Another old Revell kit from the Golden Age of Plastic Ships and Iron Men has crawled up on the workbench. Revell’s Charles W. Morgan from 1968. How I remember the advert from the embarrassingly named “Boy’s Life” magazine that always seemed a bit hinky to me– but I never was A Scout so I owe no allegiance to those wonderful folks.
Still, a magazine dedicated to “boys” just hits a clanger with me. It would have worked better called “Scouting Life” and dedicated to NOT trying to tell you how to lace your shoes.
When I tried to build this thing circa 1970 I could not believe that I couldn’t get it assembled and painted. It just baffled me. As I work on it now, I get to take a tip-toe down memory lane and uncover all sorts of moldering corpses buried in my psyche. I wish I could remember more about the original kit, but I do recall that I gave up on it, as I did with Revell’s Golden Hind, Revell’s (small) Constitution, and Revell’s Stag Hound.
The only ship model I completed back then was the “easy build” Thermopylae. That was a fun experience. I finally learned something about how to actually complete one of these kits, and the I wish I still had the rigging tools I made then from brass tubing.

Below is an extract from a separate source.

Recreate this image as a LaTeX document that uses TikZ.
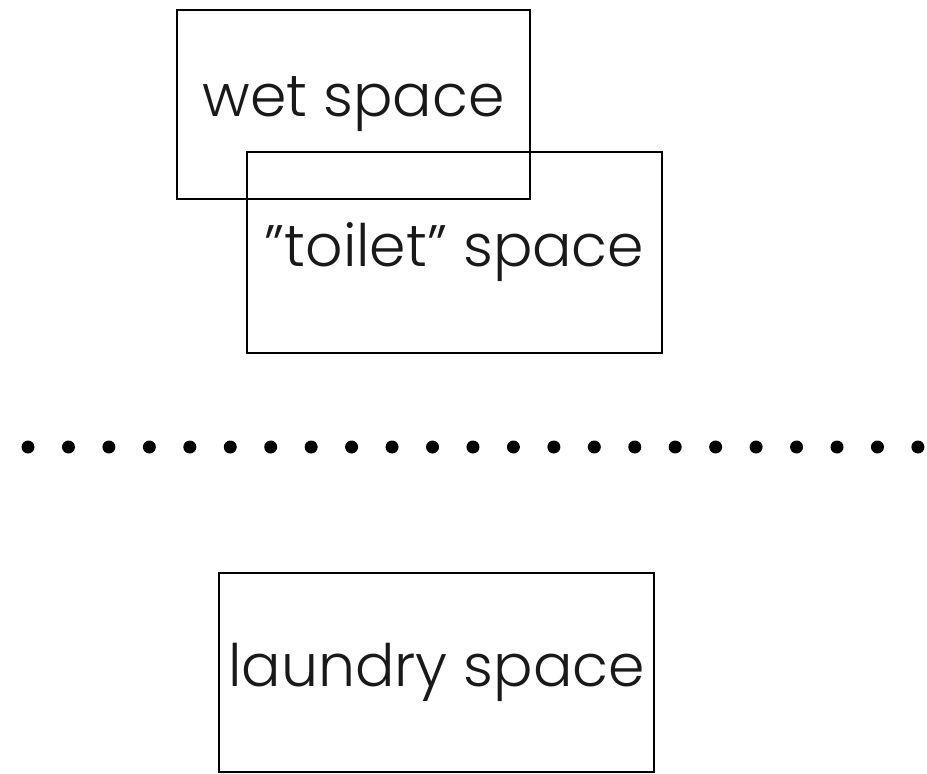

This kit requires a bit of research but mostly it requires the courage to just do it the way that you want. Olde Schoole Aeroplane Modellers from Her Majesty’s Kit Basher Brigade could easily have a nervous breakdown with this one. The colors, the rigging, the everything changed so many times on this old ship over her long, long career that trying to determine the “historically accurate” colors is a mission I will gladly send my enemies off on– never to return.,
The key thing is to make it look good. I was inspired by this chap:
I’ve learned the hard way not to worry about the suggestions made by the usual suspects at the Fine Scale Forum. They’re all quite mad. My model will be an attempt to just do it, and kill another dragon that ate my pie several decades ago.